Eventually, the appeals court ruled: "Because there is no genuine dispute that Omega made the copies of the Omega Globe Design in Switzerland, and that Costco sold them in the United States without Omega's authority, the first-sale doctrine is unavailable as a defense to Omega's claims."

In the case accepted by the Supreme Court last week, lawyers for a plaintiff point out the confusion in the lower but powerful federal circuit courts of appeal following the 2010 case.

Under a section of the federal Copyright Act, "it is impermissible to import a work 'without the authority of the owner' of the copyright," the petition accepted by the Supreme Court last week said. "But the first-sale doctrine, codified [in a different section], allows the owner of a copy 'lawfully made under this title' to sell or otherwise dispose of the copy without the copyright owner's permission."

"The question presented" in the petition filed by a Thai immigrant "is how these provisions apply to a copy that was made and legally acquired abroad and then imported into the United States.

"Can such a foreign-made product never be resold within the United States without the copyright owner's permission, as the Second Circuit [in New York] held in this case?

"Can such a foreign-made product sometimes be resold within the United States without permission, but only after the owner approves an earlier sale in this country, as the Ninth Circuit [in San Francisco] held in Costco?

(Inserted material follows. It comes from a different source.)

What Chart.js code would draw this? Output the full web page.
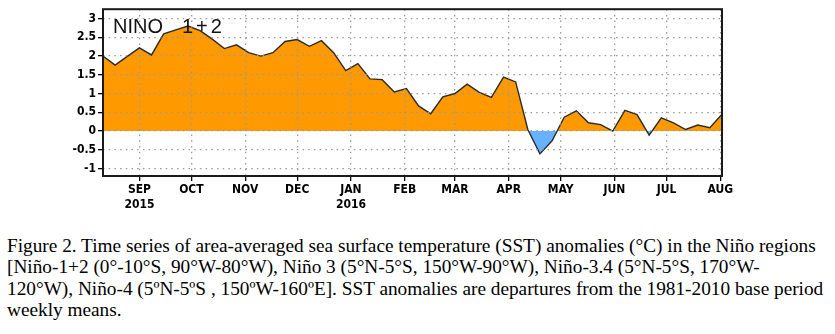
<!DOCTYPE html>
<html>
<head>
<meta charset="utf-8">
<script src="https://cdn.jsdelivr.net/npm/chart.js@4.4.1/dist/chart.umd.min.js"></script>
<style>
  body { margin: 0; background: #fff; width: 835px; height: 334px; overflow: hidden; position: relative; }
  #chart { position: absolute; left: 0; top: 0; }
  #caption {
    position: absolute; left: 7px; top: 234.5px;
    font-family: 'Liberation Serif', 'Times New Roman', serif;
    font-size: 19.3px; line-height: 21.6px; color: #000; white-space: nowrap;
  }
</style>
</head>
<body>
<canvas id="chart" width="835" height="220"></canvas>
<div id="caption">
Figure 2. Time series of area-averaged sea surface temperature (SST) anomalies (°C) in the Niño regions<br>
[Niño-1+2 (0°-10°S, 90°W-80°W), Niño 3 (5°N-5°S, 150°W-90°W), Niño-3.4 (5°N-5°S, 170°W-<br>
120°W), Niño-4 (5ºN-5ºS , 150ºW-160ºE]. SST anomalies are departures from the 1981-2010 base period<br>
weekly means.
</div>
<script>
const weeks = [
  '2015-08-11', '2015-08-18', '2015-08-25', '2015-09-01', '2015-09-08', '2015-09-15', '2015-09-22', '2015-09-29',
  '2015-10-06', '2015-10-13', '2015-10-20', '2015-10-27', '2015-11-03', '2015-11-10', '2015-11-17', '2015-11-24',
  '2015-12-01', '2015-12-08', '2015-12-15', '2015-12-22', '2015-12-29', '2016-01-05', '2016-01-12', '2016-01-19',
  '2016-01-26', '2016-02-02', '2016-02-09', '2016-02-16', '2016-02-23', '2016-03-01', '2016-03-08', '2016-03-15',
  '2016-03-22', '2016-03-29', '2016-04-05', '2016-04-12', '2016-04-19', '2016-04-26', '2016-05-03', '2016-05-10',
  '2016-05-17', '2016-05-24', '2016-05-31', '2016-06-07', '2016-06-14', '2016-06-21', '2016-06-28', '2016-07-05',
  '2016-07-12', '2016-07-19', '2016-07-26', '2016-08-02'
]
const anomalies = [
  2.00, 1.76, 1.99, 2.22, 2.03, 2.59, 2.70, 2.80,
  2.68, 2.45, 2.20, 2.30, 2.09, 2.00, 2.09, 2.39,
  2.44, 2.26, 2.41, 2.09, 1.61, 1.80, 1.39, 1.37,
  1.04, 1.13, 0.67, 0.46, 0.91, 1.00, 1.25, 1.03,
  0.90, 1.44, 1.31, 0.04, -0.61, -0.26, 0.37, 0.54,
  0.22, 0.17, 0.00, 0.55, 0.44, -0.11, 0.35, 0.22,
  0.04, 0.16, 0.09, 0.45
]
const monthStarts = ['2015-09-01', '2015-10-01', '2015-11-01', '2015-12-01', '2016-01-01', '2016-02-01',
  '2016-03-01', '2016-04-01', '2016-05-01', '2016-06-01', '2016-07-01', '2016-08-01']
const monthLabels = [['SEP', '2015'], 'OCT', 'NOV', 'DEC', ['JAN', '2016'], 'FEB',
  'MAR', 'APR', 'MAY', 'JUN', 'JUL', 'AUG']
const yTicks = [-1, -0.5, 0, 0.5, 1, 1.5, 2, 2.5, 3]
const yTickLabels = ['-1', '-0.5', '0', '0.5', '1', '1.5', '2', '2.5', '3']
const regionName = ['NINO', '1+2']

// days since 2015-09-01
const toDay = s => (Date.parse(s + 'T00:00:00Z') - Date.parse('2015-09-01T00:00:00Z')) / 86400000

const points = weeks.map((w, i) => ({ x: toDay(w), y: anomalies[i] }))
const monthDays = monthStarts.map(toDay)

const tickFont = { family: "'Liberation Sans Narrow', 'DejaVu Sans Condensed', sans-serif", size: 12, weight: 'bold' }

const framePlugin = {
  id: 'frame',
  afterDraw(chart) {
    const { ctx, chartArea: a } = chart
    ctx.save()
    ctx.strokeStyle = '#1a1a1a'
    ctx.lineWidth = 2
    ctx.strokeRect(a.left, a.top, a.right - a.left, a.bottom - a.top)
    ctx.fillStyle = '#111'
    ctx.font = "20px 'Liberation Sans', Arial, sans-serif"
    ctx.textBaseline = 'alphabetic'
    ctx.fillText(regionName[0], a.left + 10, a.top + 24)
    ctx.letterSpacing = '3px'
    ctx.fillText(regionName[1], a.left + 79, a.top + 24)
    ctx.restore()
  }
}

const context = document.getElementById('chart').getContext('2d')
const chart = new Chart(context, {
  type: 'line',
  data: {
    datasets: [{
      data: points,
      borderColor: '#2b2b2b',
      borderWidth: 1.4,
      pointRadius: 0,
      tension: 0,
      fill: { target: { value: 0 }, above: '#ff9900', below: '#66b2ff' }
    }]
  },
  options: {
    responsive: false,
    animation: false,
    layout: { padding: { top: 4, right: 113, left: 0, bottom: 0 } },
    plugins: { legend: { display: false }, tooltip: { enabled: false } },
    scales: {
      x: {
        type: 'linear',
        min: toDay('2015-08-11'),
        max: toDay('2016-08-02'),
        afterFit: s => { s.height = 44 },
        afterBuildTicks: s => { s.ticks = monthDays.map(v => ({ value: v })) },
        ticks: {
          autoSkip: false, maxRotation: 0, color: '#000', font: tickFont, padding: 2,
          callback: (v, i) => monthLabels[i]
        },
        grid: {
          color: '#9a9a9a', lineWidth: 1.3, z: 1,
          tickColor: '#000', tickLength: 5, tickWidth: 1.3, tickBorderDash: []
        },
        border: { display: false, dash: [1.5, 4.2] }
      },
      y: {
        min: -1.2,
        max: 3.25,
        afterFit: s => { s.width = 103 },
        afterBuildTicks: s => { s.ticks = yTicks.map(v => ({ value: v })) },
        ticks: {
          color: '#000', font: tickFont, padding: 2,
          callback: (v, i) => yTickLabels[i]
        },
        grid: {
          color: '#9a9a9a', lineWidth: 1.3, z: 1,
          tickColor: '#000', tickLength: 5, tickWidth: 1.3, tickBorderDash: []
        },
        border: { display: false, dash: [1.5, 4.2] }
      }
    }
  },
  plugins: [framePlugin]
})
</script>
</body>
</html>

"Or can such a product always be resold without permission within the United States, so long as the copyright owner authorized the first sale abroad, as the Third Circuit [in Philadelphia] has indicated?"

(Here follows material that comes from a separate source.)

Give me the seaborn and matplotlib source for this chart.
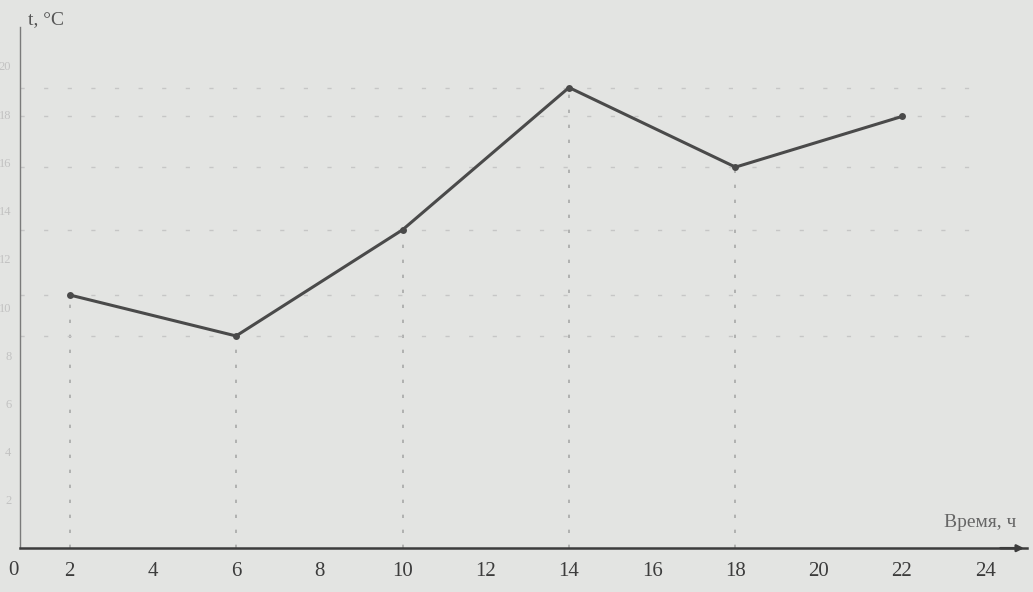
import seaborn as sns
import matplotlib.pyplot as plt
import pandas as pd

hours = [2, 6, 10, 14, 18, 22]
temps = [10.5, 8.8, 13.2, 19.1, 15.8, 17.9]
x_ticks = [2, 4, 6, 8, 10, 12, 14, 16, 18, 20, 22, 24]
y_ticks = [2, 4, 6, 8, 10, 12, 14, 16, 18, 20]

df = pd.DataFrame({'hour': hours, 'temp': temps})

sns.set_style('white')
plt.rcParams['font.family'] = ['Liberation Serif', 'DejaVu Serif']

paper = '#e3e4e2'
ink = '#3c3c3c'

fig = plt.figure(figsize=(10.33, 5.92), dpi=100, facecolor=paper)
ax = fig.add_axes([0.019, 0.074, 0.975, 0.88])
ax.set_facecolor(paper)

# faint guide lines from the axes to each point
for h, t in zip(hours[:-1], temps[:-1]):
    ax.plot([h, h], [0, t], ls=(0, (2, 7)), color='#a8a8a8', lw=1.2, zorder=1)
for t in temps:
    ax.plot([0.8, 24], [t, t], ls=(0, (3, 14)), color='#c6c6c6', lw=1.0, zorder=1)

sns.lineplot(data=df, x='hour', y='temp', color='#4a4a4a', lw=2.2, ax=ax,
             marker='o', markersize=5, markeredgewidth=0, zorder=3)

ax.set_xlim(0.8, 25.0)
ax.set_ylim(0, 21.6)
ax.set_xticks(x_ticks)
ax.set_xticklabels([str(v) for v in x_ticks], fontsize=15, color=ink)
ax.set_yticks(y_ticks)
ax.set_yticklabels([str(v) for v in y_ticks], fontsize=9, color='#c2c2c2')
ax.tick_params(axis='x', direction='in', length=9, width=1.5, color='#8a8a8a', pad=10)
ax.tick_params(axis='y', direction='inout', length=8, width=1.2, color='#8a8a8a', pad=2)
ax.set_xlabel('')
ax.set_ylabel('')

for s in ['top', 'right']:
    ax.spines[s].set_visible(False)
ax.spines['left'].set_color('#7a7a7a')
ax.spines['left'].set_linewidth(1.0)
ax.spines['bottom'].set_color(ink)
ax.spines['bottom'].set_linewidth(1.8)

ax.annotate('', xy=(25.0, 0), xytext=(24.3, 0),
            arrowprops=dict(arrowstyle='-|>', color=ink, lw=1.8), annotation_clip=False)
ax.text(0.65, -0.55, '0', fontsize=15, color=ink, ha='center', va='top', clip_on=False)
ax.text(24.75, 0.7, 'Время, ч', fontsize=14, color='#666666', ha='right', va='bottom')
ax.text(1.0, 21.9, 't, °C', fontsize=14, color='#555555', ha='left', va='center', clip_on=False)

sns.despine(ax=ax)
fig.savefig('out.png', dpi=100, facecolor=paper)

The new case accepted by the high court involves Supap Kirtsaeng, a hardworking immigrant who came to the United States from Thailand in 1997 to attend Cornell University in Ithaca, N.Y.

He achieved his undergraduate degree and later was accepted into the University of Southern California's Ph.D. program in mathematics. But he needed to earn some money.

To subsidize his education, Kirtsaeng "asked family and friends in Thailand to buy copies of textbooks and ship them to him in the United States where he sold them on eBay," his petition said. "Before he began selling ... Kirtsaeng researched the law online, where he found explanations of the first-sale doctrine."

Kirtsaeng understood from his research of the doctrine "that it was legal for him to sell international editions of books in the United States so long as he legally purchased them abroad."

Among the books sold by Kirtsaeng were eight textbooks printed by the Asian subsidiary of John Wiley & Sons, a global publishing company headquartered in New Jersey. Wiley received 10 percent of Wiley Asia's net receipts for reprints.

Kirtsaeng's gross revenue from "selling Wiley's books totaled $37,000 -- and obviously his profits were far less," his petition said.

Wiley sued Kirtsaeng in Manhattan for copyright infringement. Even before trial, a federal judge rejected Kirtsaeng's anticipated first-sale defense, holding that the doctrine is "inapplicable to goods manufactured in a foreign country." The judge also refused to instruct the jury on the first-sale doctrine.

The jury then found Kirtsaeng liable for infringing the copyright on the eight textbooks, and said it was willful. The jury awarded Wiley statutory damages -- required by law -- of $75,000 per textbook, a total of $600,000.

The petition points out that was 16 times the gross revenues Kirtsaeng received from the sale of Wiley's books.

Finding the graduate student's pockets empty, a judge agreed at the company's request to award Wiley Kirtsaeng's golf clubs and his computer and printer.

A federal appeals court panel ruled 2-1 against him, and when the full 2nd U.S. Circuit Court of Appeals in New York declined to hear the case en banc, Kirtsaeng asked the U.S. Supreme Court for help.

Argument should be held sometime next term, which begins in October.

Kagan is participating in the Kirtsaeng case. Since a similar case ended in a 4-4 tie without her, it doesn't take a math professor to see that her vote may determine how the high court rules.